* _WHAT IS BEING ASKED_
Without including any pictures, write out all the entries exactly.

* _RECORDS TO USE_
-*-*-
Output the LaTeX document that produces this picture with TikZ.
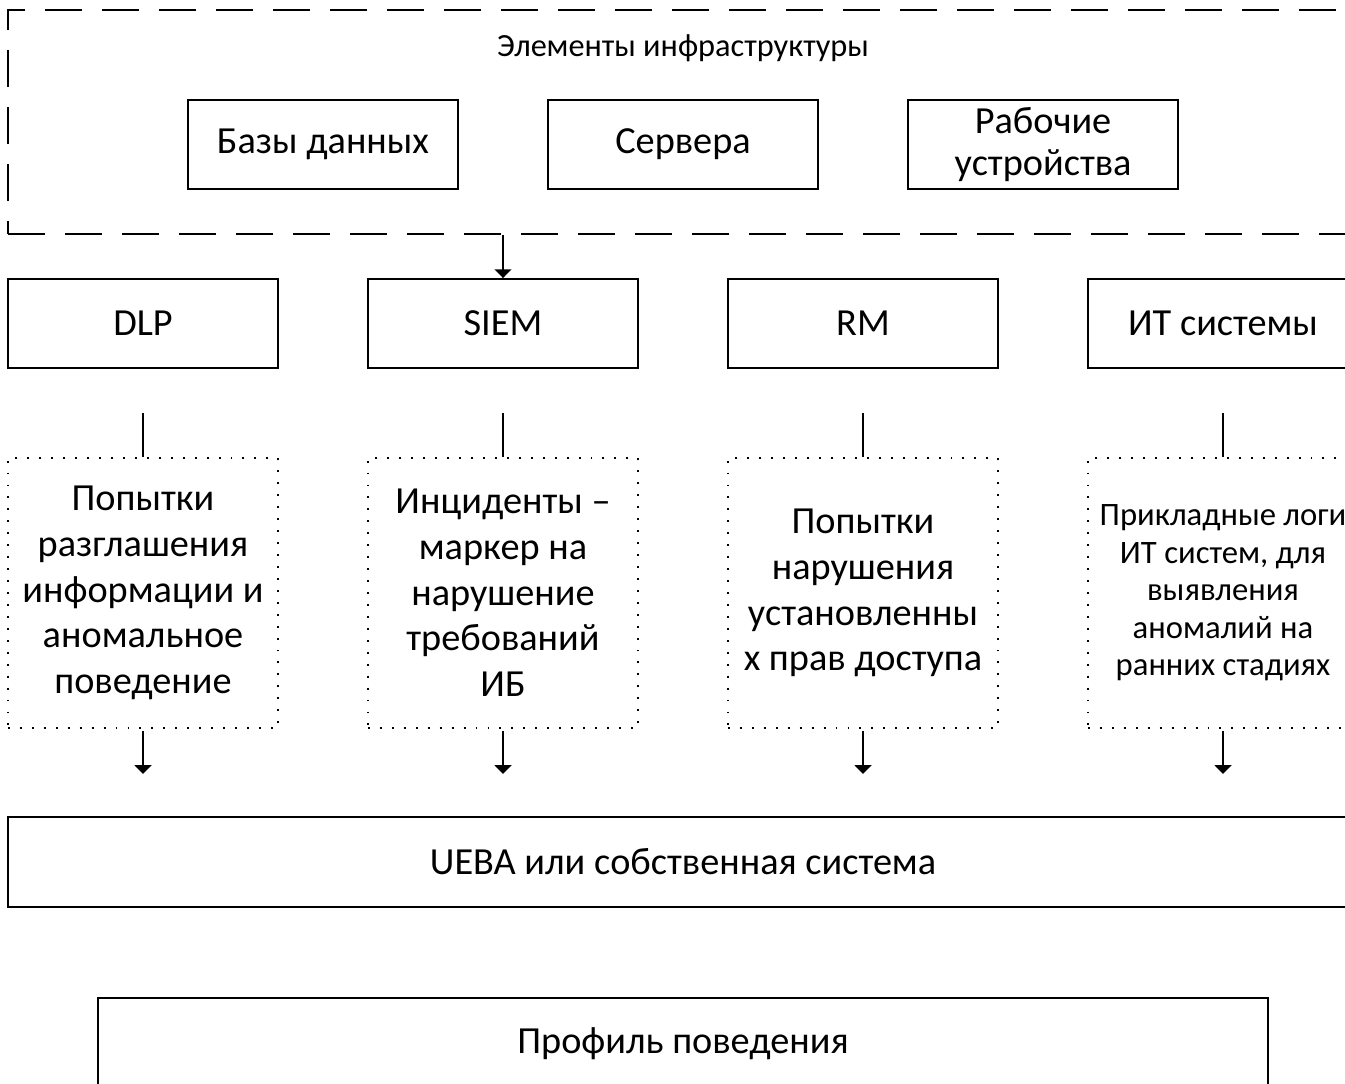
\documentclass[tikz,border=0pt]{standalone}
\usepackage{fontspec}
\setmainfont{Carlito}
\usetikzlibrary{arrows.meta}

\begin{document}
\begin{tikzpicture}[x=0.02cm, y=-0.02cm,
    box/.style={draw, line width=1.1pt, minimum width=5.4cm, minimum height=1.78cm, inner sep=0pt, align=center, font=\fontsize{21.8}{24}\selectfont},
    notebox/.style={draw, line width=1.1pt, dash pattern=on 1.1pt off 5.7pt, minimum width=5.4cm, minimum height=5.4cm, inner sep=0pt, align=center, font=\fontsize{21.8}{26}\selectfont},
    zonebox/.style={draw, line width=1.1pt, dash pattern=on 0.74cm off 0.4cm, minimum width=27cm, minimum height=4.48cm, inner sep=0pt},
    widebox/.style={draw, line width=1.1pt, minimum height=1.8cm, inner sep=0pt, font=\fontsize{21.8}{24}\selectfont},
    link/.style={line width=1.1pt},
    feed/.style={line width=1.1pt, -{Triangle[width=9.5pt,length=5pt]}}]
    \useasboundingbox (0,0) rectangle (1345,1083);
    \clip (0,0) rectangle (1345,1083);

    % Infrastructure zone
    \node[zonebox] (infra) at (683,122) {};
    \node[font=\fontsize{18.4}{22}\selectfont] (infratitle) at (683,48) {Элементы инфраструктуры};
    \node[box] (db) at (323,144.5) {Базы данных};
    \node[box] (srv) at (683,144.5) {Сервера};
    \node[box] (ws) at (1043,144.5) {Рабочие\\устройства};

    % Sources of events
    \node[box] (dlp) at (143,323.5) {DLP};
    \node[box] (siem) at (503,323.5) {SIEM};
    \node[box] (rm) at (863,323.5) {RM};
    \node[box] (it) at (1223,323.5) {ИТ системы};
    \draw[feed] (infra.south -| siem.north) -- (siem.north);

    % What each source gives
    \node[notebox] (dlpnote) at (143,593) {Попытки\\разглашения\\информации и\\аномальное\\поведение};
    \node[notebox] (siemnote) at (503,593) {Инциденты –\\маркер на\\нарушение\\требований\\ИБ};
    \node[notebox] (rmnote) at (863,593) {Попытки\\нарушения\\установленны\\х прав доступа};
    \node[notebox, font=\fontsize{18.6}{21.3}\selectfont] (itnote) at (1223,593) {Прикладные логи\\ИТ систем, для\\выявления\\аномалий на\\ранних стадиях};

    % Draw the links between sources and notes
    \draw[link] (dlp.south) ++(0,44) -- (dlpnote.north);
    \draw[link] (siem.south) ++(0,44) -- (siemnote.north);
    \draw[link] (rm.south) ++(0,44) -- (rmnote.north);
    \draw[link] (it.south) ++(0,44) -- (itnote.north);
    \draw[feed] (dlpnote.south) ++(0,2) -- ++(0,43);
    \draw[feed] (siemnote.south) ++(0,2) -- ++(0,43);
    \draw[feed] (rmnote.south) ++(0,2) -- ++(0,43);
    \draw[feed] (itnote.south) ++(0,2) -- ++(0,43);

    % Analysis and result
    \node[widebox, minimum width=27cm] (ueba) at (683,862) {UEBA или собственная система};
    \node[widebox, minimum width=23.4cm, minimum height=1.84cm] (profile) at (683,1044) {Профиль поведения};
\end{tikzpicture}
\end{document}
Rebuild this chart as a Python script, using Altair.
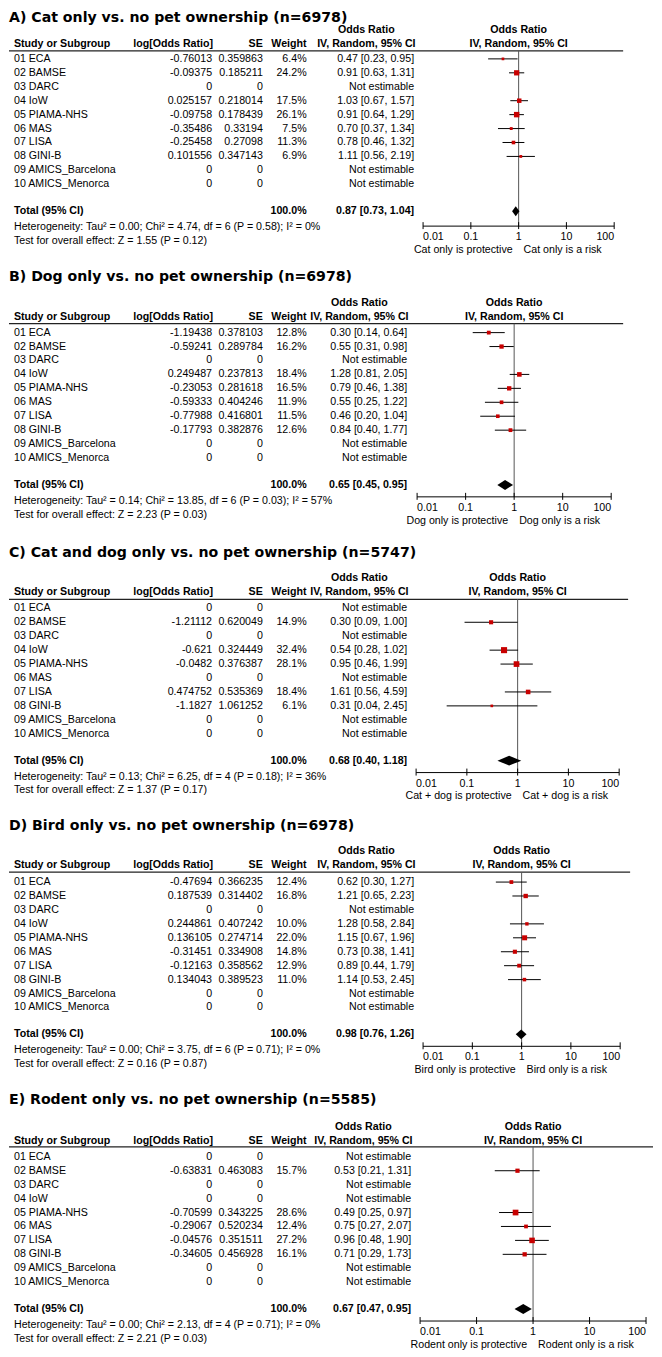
-*-*-
* _EXPECTED OUTPUT_
Output the LaTeX document that produces this picture with TikZ.
\documentclass[tikz,border=0pt]{standalone}
\usepackage{fontspec}
\setmainfont{Carlito}
\usetikzlibrary{arrows.meta}

\begin{document}
\begin{tikzpicture}[x=0.02cm, y=-0.02cm,
    box/.style={draw, line width=1.1pt, minimum width=5.4cm, minimum height=1.78cm, inner sep=0pt, align=center, font=\fontsize{21.8}{24}\selectfont},
    notebox/.style={draw, line width=1.1pt, dash pattern=on 1.1pt off 5.7pt, minimum width=5.4cm, minimum height=5.4cm, inner sep=0pt, align=center, font=\fontsize{21.8}{26}\selectfont},
    zonebox/.style={draw, line width=1.1pt, dash pattern=on 0.74cm off 0.4cm, minimum width=27cm, minimum height=4.48cm, inner sep=0pt},
    widebox/.style={draw, line width=1.1pt, minimum height=1.8cm, inner sep=0pt, font=\fontsize{21.8}{24}\selectfont},
    link/.style={line width=1.1pt},
    feed/.style={line width=1.1pt, -{Triangle[width=9.5pt,length=5pt]}}]
    \useasboundingbox (0,0) rectangle (1345,1083);
    \clip (0,0) rectangle (1345,1083);

    % Infrastructure zone
    \node[zonebox] (infra) at (683,122) {};
    \node[font=\fontsize{18.4}{22}\selectfont] (infratitle) at (683,48) {Элементы инфраструктуры};
    \node[box] (db) at (323,144.5) {Базы данных};
    \node[box] (srv) at (683,144.5) {Сервера};
    \node[box] (ws) at (1043,144.5) {Рабочие\\устройства};

    % Sources of events
    \node[box] (dlp) at (143,323.5) {DLP};
    \node[box] (siem) at (503,323.5) {SIEM};
    \node[box] (rm) at (863,323.5) {RM};
    \node[box] (it) at (1223,323.5) {ИТ системы};
    \draw[feed] (infra.south -| siem.north) -- (siem.north);

    % What each source gives
    \node[notebox] (dlpnote) at (143,593) {Попытки\\разглашения\\информации и\\аномальное\\поведение};
    \node[notebox] (siemnote) at (503,593) {Инциденты –\\маркер на\\нарушение\\требований\\ИБ};
    \node[notebox] (rmnote) at (863,593) {Попытки\\нарушения\\установленны\\х прав доступа};
    \node[notebox, font=\fontsize{18.6}{21.3}\selectfont] (itnote) at (1223,593) {Прикладные логи\\ИТ систем, для\\выявления\\аномалий на\\ранних стадиях};

    % Draw the links between sources and notes
    \draw[link] (dlp.south) ++(0,44) -- (dlpnote.north);
    \draw[link] (siem.south) ++(0,44) -- (siemnote.north);
    \draw[link] (rm.south) ++(0,44) -- (rmnote.north);
    \draw[link] (it.south) ++(0,44) -- (itnote.north);
    \draw[feed] (dlpnote.south) ++(0,2) -- ++(0,43);
    \draw[feed] (siemnote.south) ++(0,2) -- ++(0,43);
    \draw[feed] (rmnote.south) ++(0,2) -- ++(0,43);
    \draw[feed] (itnote.south) ++(0,2) -- ++(0,43);

    % Analysis and result
    \node[widebox, minimum width=27cm] (ueba) at (683,862) {UEBA или собственная система};
    \node[widebox, minimum width=23.4cm, minimum height=1.84cm] (profile) at (683,1044) {Профиль поведения};
\end{tikzpicture}
\end{document}
Rebuild this chart as a Python script, using Altair.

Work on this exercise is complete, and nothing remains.